Saturday, June 13, 2009

Breeding Virgin Horses

We were living in Auburn, Placer County, California at the time. We had five fenced and cross fenced acres upon which we grazed and raised our horses, cats, dogs, and sometimes other livestock. Among our horses was my very good friend, Legend, an Arab-American Saddlebred cross. She was about fourteen years old and had never had a foal.

Our neighbors, Dan and Joan Daniels, lived over the hill on their own five acres. They were going to make their fortunes raising Appaloosa horses and had acquired some very nice mares from Utah. But they had no stallion and so had to trailer their mares to stallions on other ranches and pay a hefty stud fee. This was not cost effective. A successful horse ranch needs a resident stallion, even though they are assertive and unreliable at best.

So Dan and Joan picked up an untested young horse, Montanden. Monty, as he was called, had never bred a mare for reasons that are peculiar to the Appaloosa trade. Appaloosas have certain physical characteristics, striped hooves, white sclera, mottled skin around the eyes and rectum, and Appy foals are checked rigorously for these distinctive qualities. It’s embarrassing, if you’re the foal. But the most coveted characteristic of them all is the color, either the rump patch or the leopard skin pattern. With brilliant colors the animal is worth beaucoup bucks. Without any color at all, he’s dog food.

Monty was untested, a virgin stallion, because nobody was going to entrust their mare to a stud that might not throw color. And until Monty had some foals on the ground, nobody knew for sure what he could or couldn’t do. It’s like an acting job in Hollywood; you can’t get a job unless you’re in the union, and you can’t get in the union unless you have a job. What to do? What to do?

The Harrises and the Danielses put their pointy little heads together and came up with a splendid idea. Why don’t we breed Legend to Monty? Neither has ever been bred; it will be an experience for both of them.

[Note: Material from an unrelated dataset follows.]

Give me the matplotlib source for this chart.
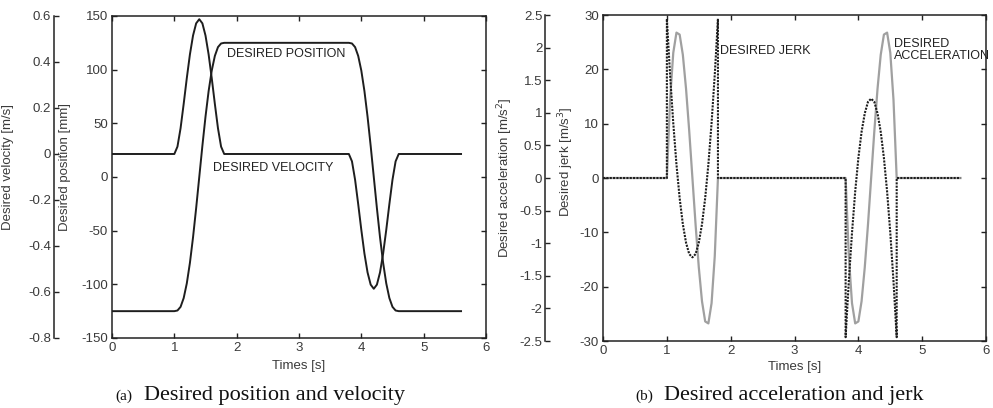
import matplotlib
matplotlib.use("Agg")
import matplotlib.pyplot as plt
from matplotlib.ticker import FuncFormatter

plt.rcParams['font.family'] = ['Liberation Sans', 'DejaVu Sans']
plt.rcParams['axes.unicode_minus'] = False

# ---------------- data ----------------
t_move1 = [1.00, 1.05, 1.10, 1.15, 1.20, 1.25, 1.30, 1.35, 1.40,
           1.45, 1.50, 1.55, 1.60, 1.65, 1.70, 1.75, 1.80]
t_move2 = [3.80, 3.85, 3.90, 3.95, 4.00, 4.05, 4.10, 4.15, 4.20,
           4.25, 4.30, 4.35, 4.40, 4.45, 4.50, 4.55, 4.60]
t_start = 0.0
t_end = 5.6

pos_rise = [-125.0, -124.4, -121.0, -112.8, -99.1, -80.0, -56.2, -29.0, 0.0,
            29.0, 56.2, 80.0, 99.1, 112.8, 121.0, 124.4, 125.0]
pos_fall = [125.0, 124.4, 121.0, 112.8, 99.1, 80.0, 56.2, 29.0, 0.0,
            -29.0, -56.2, -80.0, -99.1, -112.8, -121.0, -124.4, -125.0]

vel_rise = [0.0, 0.032, 0.112, 0.218, 0.330, 0.433, 0.515, 0.568, 0.586,
            0.568, 0.515, 0.433, 0.330, 0.218, 0.112, 0.032, 0.0]
vel_fall = [0.0, -0.032, -0.112, -0.218, -0.330, -0.433, -0.515, -0.568, -0.586,
            -0.568, -0.515, -0.433, -0.330, -0.218, -0.112, -0.032, 0.0]

acc_move1 = [0.0, 1.20, 1.92, 2.23, 2.20, 1.89, 1.37, 0.72, 0.0,
             -0.72, -1.37, -1.89, -2.20, -2.23, -1.92, -1.20, 0.0]
acc_move2 = [0.0, -1.20, -1.92, -2.23, -2.20, -1.89, -1.37, -0.72, 0.0,
             0.72, 1.37, 1.89, 2.20, 2.23, 1.92, 1.20, 0.0]

jerk_move1 = [29.3, 19.0, 10.1, 2.5, -3.7, -8.5, -11.9, -14.0, -14.6,
              -14.0, -11.9, -8.5, -3.7, 2.5, 10.1, 19.0, 29.3]
jerk_move2 = [-29.3, -19.0, -10.1, -2.5, 3.7, 8.5, 11.9, 14.0, 14.6,
              14.0, 11.9, 8.5, 3.7, -2.5, -10.1, -19.0, -29.3]

x_ticks = [0, 1, 2, 3, 4, 5, 6]
pos_ticks = [-150, -100, -50, 0, 50, 100, 150]
vel_ticks = [-0.8, -0.6, -0.4, -0.2, 0.0, 0.2, 0.4, 0.6]
acc_ticks = [-2.5, -2.0, -1.5, -1.0, -0.5, 0.0, 0.5, 1.0, 1.5, 2.0, 2.5]
jerk_ticks = [-30, -20, -10, 0, 10, 20, 30]

# assembled series
t_pv = [t_start] + t_move1 + t_move2 + [t_end]
pos = [pos_rise[0]] + pos_rise + pos_fall + [pos_fall[-1]]
vel = [0.0] + vel_rise + vel_fall + [0.0]
acc = [0.0] + acc_move1 + acc_move2 + [0.0]
t_j = [t_start, t_move1[0]] + t_move1 + [t_move1[-1], t_move2[0]] + t_move2 + [t_move2[-1], t_end]
jerk = [0.0, 0.0] + jerk_move1 + [0.0, 0.0] + jerk_move2 + [0.0, 0.0]

# ---------------- styling ----------------
TXT = '#3a3a3a'
LINE = '#1e1e1e'
SP = '#222222'
TICK_FS = 9.5
LAB_FS = 9.5
ANN_FS = 9
fmt = FuncFormatter(lambda v, p: ('%g' % round(v, 3)))

fig = plt.figure(figsize=(9.93, 4.08), dpi=100)
fig.patch.set_facecolor('white')


def style_main(ax):
    for s in ax.spines.values():
        s.set_color(SP)
        s.set_linewidth(1.1)
    ax.tick_params(direction='in', top=True, right=True, length=3.5, width=1.0,
                   colors=SP, labelcolor=TXT, labelsize=TICK_FS, pad=3)
    ax.set_xlim(0, 6)
    ax.set_xticks(x_ticks)
    ax.xaxis.set_major_formatter(fmt)


def style_outer(ax, offset):
    ax.patch.set_visible(False)
    for k in ['right', 'top', 'bottom']:
        ax.spines[k].set_visible(False)
    ax.spines['left'].set_position(('axes', offset))
    ax.spines['left'].set_color(SP)
    ax.spines['left'].set_linewidth(1.1)
    ax.tick_params(axis='y', direction='in', length=3.5, width=1.0, colors=SP,
                   labelcolor=TXT, labelsize=TICK_FS, pad=2)
    ax.tick_params(axis='x', bottom=False, labelbottom=False)
    ax.yaxis.set_major_formatter(fmt)


# ---- panel (a) ----
rect_a = [0.1128, 0.1716, 0.3766, 0.7892]
ax_p = fig.add_axes(rect_a)
style_main(ax_p)
ax_p.set_ylim(-150, 150)
ax_p.set_yticks(pos_ticks)
ax_p.yaxis.set_major_formatter(fmt)
ax_p.plot(t_pv, pos, color=LINE, lw=1.4)
ax_p.set_xlabel('Times [s]', fontsize=LAB_FS, color=TXT, labelpad=4)
ax_p.set_ylabel('Desired position [mm]', fontsize=LAB_FS, color=TXT)
ax_p.yaxis.set_label_coords(-0.110, 0.53)
ax_p.text(1.85, 115, 'DESIRED POSITION', fontsize=ANN_FS, color='#222', va='center', ha='left')
ax_p.text(1.62, 8, 'DESIRED VELOCITY', fontsize=ANN_FS, color='#222', va='center', ha='left')

ax_v = fig.add_axes(rect_a, sharex=ax_p)
style_outer(ax_v, -0.155)
ax_v.set_ylim(-0.8, 0.6)
ax_v.set_yticks(vel_ticks)
ax_v.plot(t_pv, vel, color=LINE, lw=1.4)
ax_v.set_ylabel('Desired velocity [m/s]', fontsize=LAB_FS, color=TXT)
ax_v.yaxis.set_label_coords(-0.262, 0.53)

# ---- panel (b) ----
rect_b = [0.6073, 0.1642, 0.3857, 0.7990]
ax_j = fig.add_axes(rect_b)
style_main(ax_j)
ax_j.set_ylim(-30, 30)
ax_j.set_yticks(jerk_ticks)
ax_j.yaxis.set_major_formatter(fmt)
ax_j.patch.set_visible(False)
ax_j.plot(t_j, jerk, color=LINE, lw=1.5, linestyle=(0, (1, 0.6)))
ax_j.set_xlabel('Times [s]', fontsize=LAB_FS, color=TXT, labelpad=3)
ax_j.set_ylabel('Desired jerk [m/s$^3$]', fontsize=LAB_FS, color=TXT)
ax_j.yaxis.set_label_coords(-0.070, 0.55)
ax_j.text(1.83, 23.3, 'DESIRED JERK', fontsize=ANN_FS, color='#222', va='center', ha='left')
ax_j.text(4.56, 23.5, 'DESIRED\nACCELERATION', fontsize=ANN_FS, color='#222', va='center',
          ha='left', linespacing=1.0, clip_on=False)

ax_a = fig.add_axes(rect_b, sharex=ax_j)
style_outer(ax_a, -0.1514)
ax_a.set_zorder(ax_j.get_zorder() - 1)
ax_a.set_ylim(-2.5, 2.5)
ax_a.set_yticks(acc_ticks)
ax_a.plot(t_pv, acc, color='#a0a0a0', lw=1.6)
ax_a.set_ylabel('Desired acceleration [m/s$^2$]', fontsize=LAB_FS, color=TXT)
ax_a.yaxis.set_label_coords(-0.230, 0.5)

# ---- captions ----
SERIF = ['Liberation Serif', 'DejaVu Serif']
base_y = 1 - 400 / 408
fig.text(115 / 993, base_y, '(a)', fontsize=11, family=SERIF, ha='left', va='baseline', color='#111')
fig.text(144 / 993, base_y, 'Desired position and velocity', fontsize=16, family=SERIF,
         ha='left', va='baseline', color='#111')
fig.text(635 / 993, base_y, '(b)', fontsize=11, family=SERIF, ha='left', va='baseline', color='#111')
fig.text(664 / 993, base_y, 'Desired acceleration and jerk', fontsize=16, family=SERIF,
         ha='left', va='baseline', color='#111')

fig.savefig('out.png', dpi=100, facecolor='white')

Moreover, maybe the foal will be brilliantly colored and be worth thousands!

On the day Legend showed up in heat, Joan and Dan brought Monty calling. In the horse world it is sometimes difficult for a mare to distinguish between passionate love making and outright rape. So we decided we would use breeding hobbles to keep the mare from changing her mind in mid event. The Danielses hauled out enough leather straps to harness three horses, and decked and festooned poor Legend from head to tail and side to side. She looked like Gulliver in Lilliput.

At last the poor mare was ready and Monty was decorated with a leather-and-chain headstall positioned, with Joan on the end of a rope and armed with a whip. So there we were, four humans, two horses, and whips and chains. And not a clue in the crew. Joan pointed Monty in the right direction and the stallion stood on his hind legs and charged, nailing Legend in the ribs. A second try scored on her left ear. A dozen more tries produced a very frustrated stallion, but finally, with the help of all human hands, Monty found the right place.

It was then that Legend decided to object. She took off running, she entangled in the hobbles, Monty entangled in the hobbles, and both of them entangled with each other. Monty bounced off of Legend and came down to her left side just as Legend decided to run through a pile of junk wood I had stacked for later burning. Boards flew everywhere, rusting nails pointing out. Once through the wood pile, adding large pieces of wood to their leather ensemble, the horses headed for a barbed wire fence. I imagined a small child at a spelling bee standing in front of a large audience saying, “stupid, H-A-R-R-I-S, stupid,” to resounding applause.

Dragged down by large pieces of lumber and stumbling over each others feet, the horses stopped just short of the barbed wire fence. Very quietly we approached them and began the grand disentanglement. Once peace and order had been restored, we decided that if this covering did not take, there would not be another. Forget the horses, the humans weren’t up to it.

But the cover did take and Legend found herself in a family way. Well, thought I, that’s over. It’ can’t get any worse, can it?